Soon after his arrival at the episcopal palace of Ely, a series of curious and deeply interesting letters were addressed to him by a poor Quaker, who had been incarcerated for more than five years in the jail of that town. The name of this unfortunate person who had been cruelly torn from his wife and family, and prevented from exercising his harmless trade for their maintenance, was Samuel Cater; he was apparently a man of good education, and of infinitely less formality than persons of his community generally were at that period, since he scruples not to address the bishop by his title, and speaks of the king and other dignitaries by theirs; which renders them documents of great interest, especially as it is perfectly original matter never before published.

This is the opening of Samuel Cater's first letter:--


"Friend, whereas it is come to pass that thou art come to this great place to be bishop of this diocese of Ely; whereby, as I understand, thou hast great power in this country, either to keep in prison or to set at liberty such as are cast in and committed upon such cases as relate to matter of conscience or conscientious scruples relating to the worship of God. However, of this I am satisfied, through long experience, that which way thou dost incline, either to show favour and gentleness towards them that dissent from your way of worship in this country, or desire to have the laws severely put in execution, that way I find them that are the more inferior officers under thee will and do observe to carry themselves towards us who are in their hands; therefore I thought it expedient to lay before thee my condition, who am in present sufferings at this time in this prison in Ely, and for no other cause than conscience."

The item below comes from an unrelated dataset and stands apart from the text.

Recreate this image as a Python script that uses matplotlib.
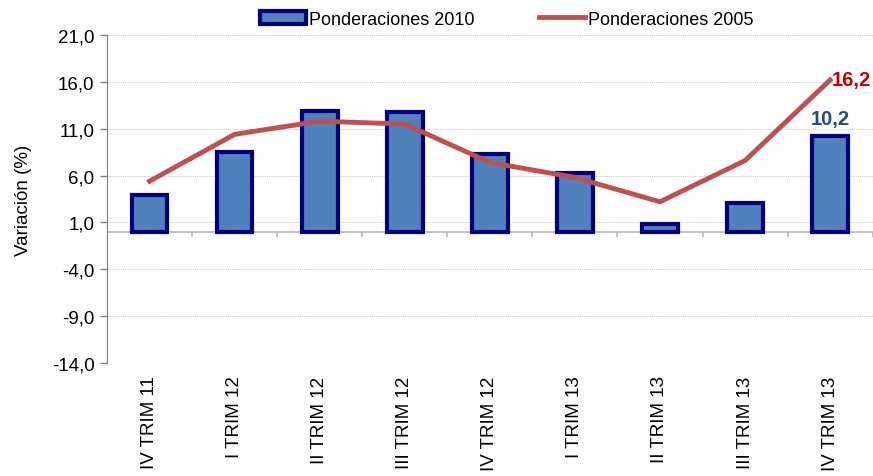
import numpy as np
import matplotlib
matplotlib.use("Agg")
import matplotlib.pyplot as plt

plt.rcParams['font.family'] = ['Liberation Sans', 'DejaVu Sans']

labels = ["IV TRIM 11", "I TRIM 12", "II TRIM 12", "III TRIM 12", "IV TRIM 12",
          "I TRIM 13", "II TRIM 13", "III TRIM 13", "IV TRIM 13"]
pond2010 = [3.9, 8.5, 12.9, 12.8, 8.3, 6.3, 0.8, 3.1, 10.2]
pond2005 = [5.4, 10.4, 11.8, 11.5, 7.4, 5.8, 3.2, 7.6, 16.2]

xs = np.arange(len(labels))

fig = plt.figure(figsize=(8.73, 4.77), dpi=100)
ax = fig.add_axes([0.1226, 0.237, 0.877, 0.6875])

# grid
yt = np.arange(-14, 22, 5)
for y in yt:
    ax.axhline(y, color="#c8c8c8", ls=(0, (1, 1)), lw=0.7, zorder=0)

bars = ax.bar(xs, pond2010, width=0.42, color="#4F81BD", edgecolor="#000080", lw=3,
              label="Ponderaciones 2010", zorder=3)
line, = ax.plot(xs, pond2005, color="#C0504D", lw=3.5, label="Ponderaciones 2005", zorder=4)

# category axis at 0
ax.axhline(0, color="#b8b8b8", lw=1.2, zorder=2)
ax.vlines(np.arange(len(labels) + 1) - 0.5, -0.6, 0, color="#b8b8b8", lw=1.2, zorder=2)

ax.text(xs[-1], pond2010[-1] + 0.9, "10,2", color="#1F4E79", fontsize=14.5,
        fontweight="bold", ha="center", va="bottom")
ax.text(xs[-1] + 0.02, pond2005[-1], "16,2", color="#C00000", fontsize=14.5,
        fontweight="bold", ha="left", va="center")

ax.set_xlim(-0.5, len(labels) - 0.5)
ax.set_ylim(-14, 21)
ax.set_yticks(yt)
ax.set_yticklabels([f"{v:.1f}".replace(".", ",") for v in yt], fontsize=13.5)
ax.set_xticks(xs)
ax.set_xticklabels(labels, rotation=90, fontsize=13.5, va="top")
ax.tick_params(axis="x", length=0, pad=9)
ax.tick_params(axis="y", length=5, color="#808080", width=1, pad=4)
ax.set_ylabel("Variación (%)", fontsize=13.5, labelpad=14)

for s in ["top", "right", "bottom"]:
    ax.spines[s].set_visible(False)
ax.spines["left"].set_color("#808080")

ax.legend([bars, line], ["Ponderaciones 2010", "Ponderaciones 2005"],
          loc="lower center", bbox_to_anchor=(0.522, 1.0), ncol=2, frameon=False,
          fontsize=13, handlelength=2.55, handletextpad=0.15, columnspacing=3.6,
          borderaxespad=0)

plt.savefig("out.png", dpi=100)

It is certain that Turner extended some kindness to the poor prisoner, from the testimony of the following letter which is here given:--

"Right Reverend Father in God! My most Reverenced Lord of Ely! Right Honourable and most Honoured Lord High Almoner to the King! I did think that the proper duty of the season (betwixt my last letter and this) was prayer to God, to assist you with His Holy Spirit of grace and wisdom in the concerns wherein your lordship was engaged upon the great change that the God unchangeable had made (in the face of the earth under us and the sky above us), yet with the least change of the estate of the poor of England that probably could be expected or hoped for. Blessed be the Lord our God who has the hearts of kings at his command; and blessed be our sovereign lord the king for his contributing so cheerfully to the same by a gracious wise compliance. We did read in the prints how happily the solemnities of the king and coronation did proceed; and I read in your printed sermon (conveyed unto me by my Lord Hewett's servant this week) an excellent composure of pious and religious eloquence and prudence. In this you were concerned as sole and chief, though in the former as a star in a constellation of heavenly lights. The reading of that makes me afraid to send anything penned by myself to the sight of your lordship, and to the censure of your lordship's judgment. But yet I hope the maturity of your lordship's wisdom will be ready both to pardon the follies of youth and the dotages of a decayed old age. And in a good degree of confident assurance of this, I present unto your lordship my humblest thanks for all your former favours bestowed upon me innumerate, and my joyful congratulation at the happy dispatch of al] your parts in both the parts of the coronation solemnity--I mean what concerned both the regal magnificence and the religious prudence required to make it excellent.

"I know not what I need to insert but a tender of most humble duty to your lordship's reverend mother and her dear grandchild. I will pray for no cause nor thing then but for my conscience towards God, for through the help and assistance of His grace I have so carried myself in my conversation amongst my neighbours and countrymen, as that I can with a good conscience say, what hath any man against me, except it be for the law of my God and for my obedience unto Jesus Christ, as I believe I ought to obey him; for which cause, about five years and four months since, I was summoned by the bailiff to appear at the quarter sessions; and when I was there I was asked whether I would take the oath of allegiance; but I being conscientious of an oath, told them that for conscience' sake I dare not swear at all; for Christ Jesus, whom I desire to obey, commands us not to swear at all, Matthew the 5th chapter, verse the 34th; also, James the 5th chapter, verse the 12th; upon which the jailor was commanded to take me away and to keep me close prisoner, which command he observed with great severity.

"After which, through the instigation of some whom it would have become better to have manifested a more Christian spirit, he stirred up the bishop against me, so that while I was kept a close prisoner upon the other commitment as before, the writ (capias capiendo) was brought against me and delivered into the jailor's hands; upon the which I was kept about three years so close that I might not go home to my family but twice all that time. Once I had leave from the bishop to see my wife when she was like to die, and another time upon the like occasion by the leave of another; but after these three years' close confinement the late bishop grew more gentle towards me, and either by his order, or his permission, I had liberty to go home some day every week to take care of my family, and to go to my market to buy firkins of butter for the cheesemongers in London, by whom I am employed as a factor for several of them, as it is well known to the country; which liberty continued until near the time of thy coming to town, and then Robert Maw of Littleport threatened the jailor, as he saith, that if he did not keep me a close prisoner he would complain to the see. I was then called in, and have been kept ever since from going to my market, or to my harvest, or into country to take up moneys upon returns, which is a great hindrance to me in my business, and a wrong to them I am employed for.

"Now it is upon me to lay this my suffering condition before thee, not knowing whether thou mayest know whether there be such a one now in bonds; or if thou hast heard of it, it may be from some that may endeavour to render things at the worst, which is not well for any so to do, let them pretend what they will, for love worketh no ill to his neighbour, but it is said, Romans the 13th chapter and verse the 10th, 'love is the fulfilling of the law.' And now, having laid this my suffering condition before thee, I shall leave it to thy consideration, hoping that a spirit of moderation and tenderness towards them that are in suffering may appear in thee, that I may receive some ease by thee from the straitness of my bonds, which if I do, I shall take it kindly at thy hands; and I do believe thou wilt never have cause to repent thee, for Christ saith ' blessed are the merciful for they shall obtain mercy.' "From him that truly desires the good of all men.


"Ely prison, the 5th day of the seventh month, commonly called September, 1685.*

"For the Bishop, at his Palace in Ely. These."